Вызванное потребностями господарского хозяйства прикрепление крестьян-отчичей носило при всем том обязательственный характер, не было в жизни безусловным. Крестьянин-отчич мог освободиться от своей неволи, сдав или продав свою отчину прихожему крестьянину. Такая сдача и продажа господарскими крестьянами своих отчин практиковалась в широких размерах. Продавшие или сдавшие свои отчины (подразумевается: с разрешения господаря или его уряда) крестьяне уже не подлежали возвращению на эти отчины, с которых полнилась служба новыми владельцами. На это указывает, например, такой случай. Тиун господарский Черсвятской волости в 1522 г. предъявил требование к одному полоцкому боярину, чтобы он выдал человека своего Климяту на том основании, что человек этот господарский, из Лодостна. Но Климята объяснил, что хотя он и из Лодостна, но отец его еще при жизни своей продал свою отчину старцу лодостненскому Тетере. На основании этого показания воевода полоцкий оставил Климяту за его владельцем. Обязательственным характером прикрепления объясняется и широко практиковавшийся отход членов крестьянской семьи на сторону. Крестьянские отчины в некоторых случаях оказывались недостаточными для всех наличных членов крестьянской земли. Поэтому часть их уходила на сторону, порывала всякую связь с отчиною и не подвергалась возвращению, раз с отчины и без того исправно полнилась служба.

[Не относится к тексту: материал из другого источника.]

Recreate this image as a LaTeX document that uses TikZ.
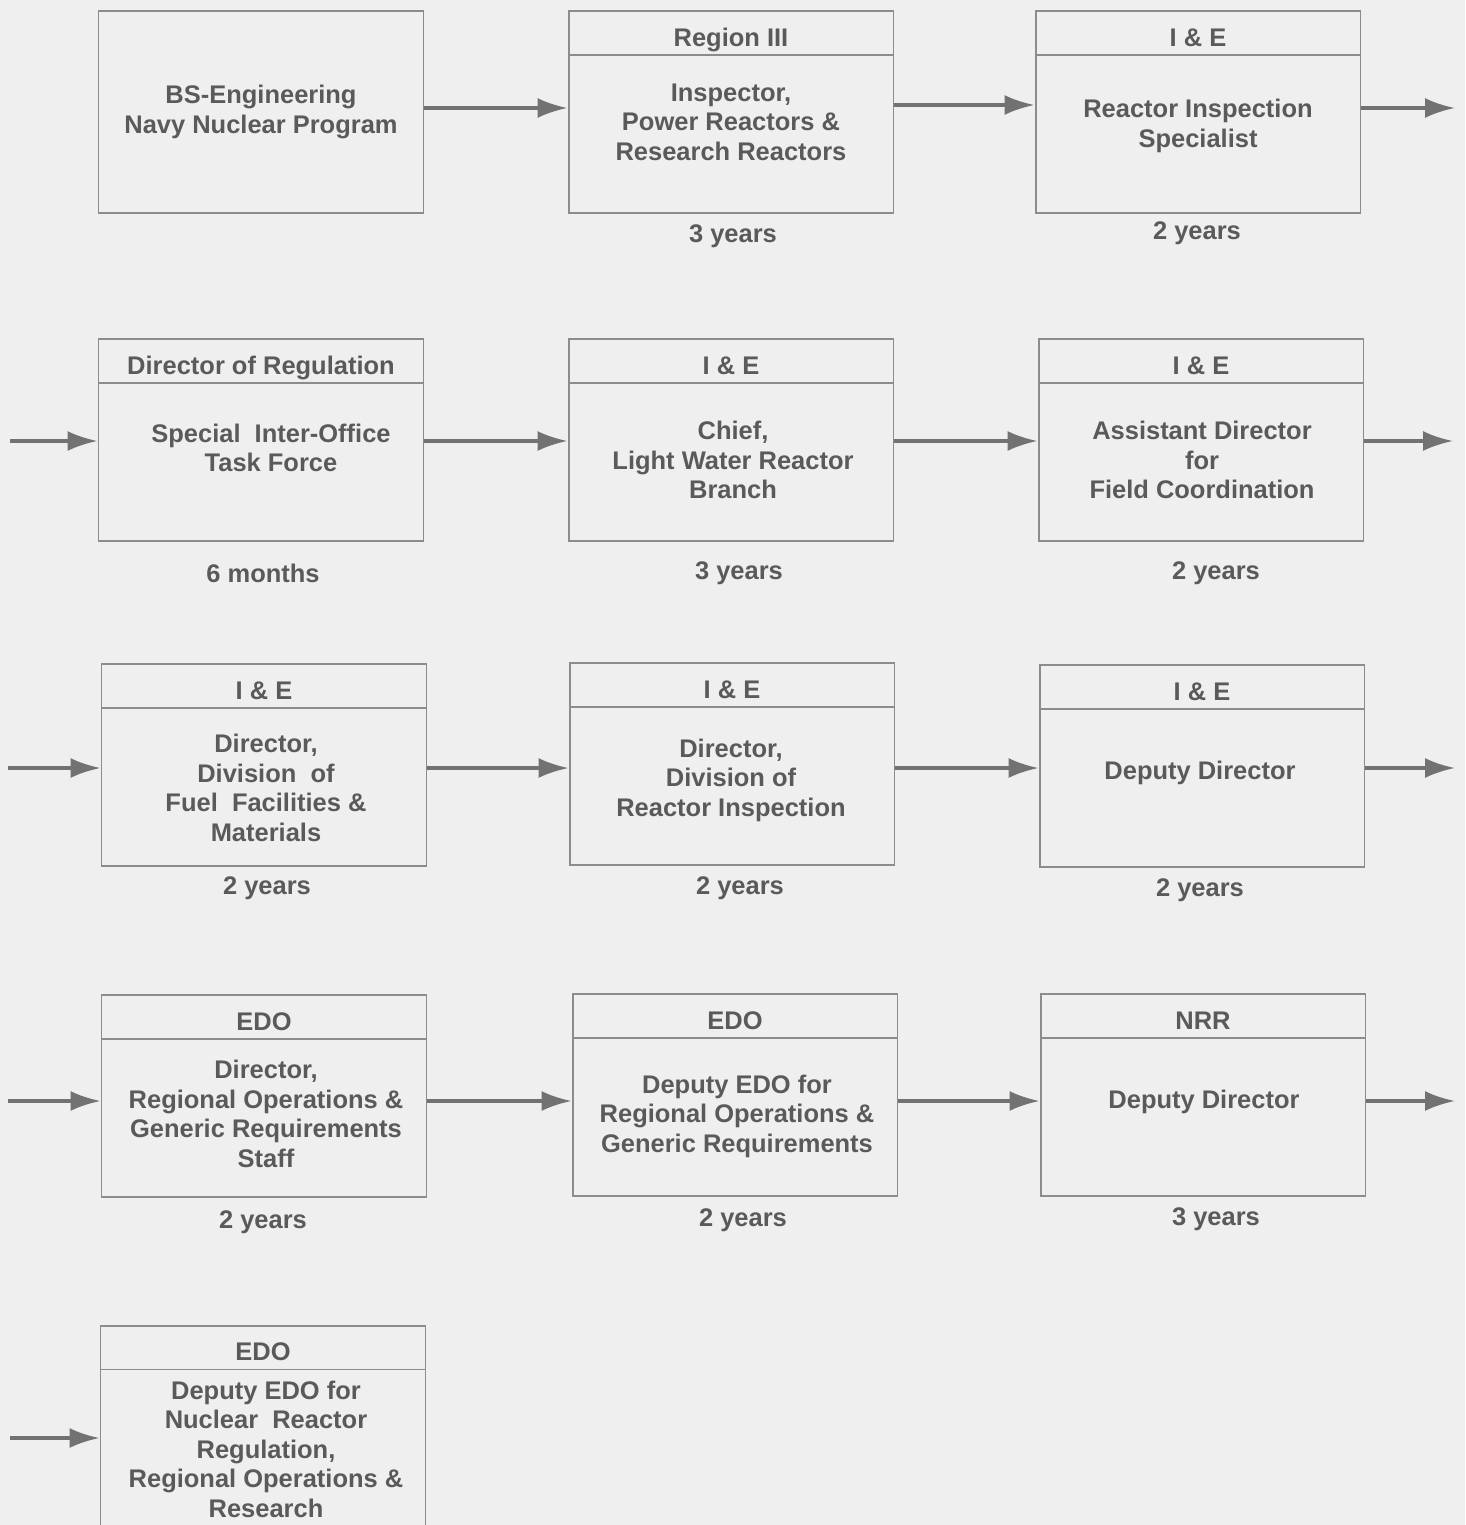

Таким образом, например, в 1514 г. Сигизмунд I разрешил своему дворянину Косте Пищикову принять на пожалованную ему землю двух господарских крестьян, которые «отошедши от братьи своея колко лет ходили по людем по наймом», между тем как там, «где они перед тым жили, четыре брата их живут и службу супольно служать». Разъяснение мотива, которым король руководился в своем дозволении, указывает на то, что здесь мы имеем дело не с простым разрешением принять господарских крестьян-отчичей, а с признанием того, что эти отчичи перестали быть в сущности отчичами, стали вольными «похожими» людьми, не связанными более обязательною «службою» своему господарю.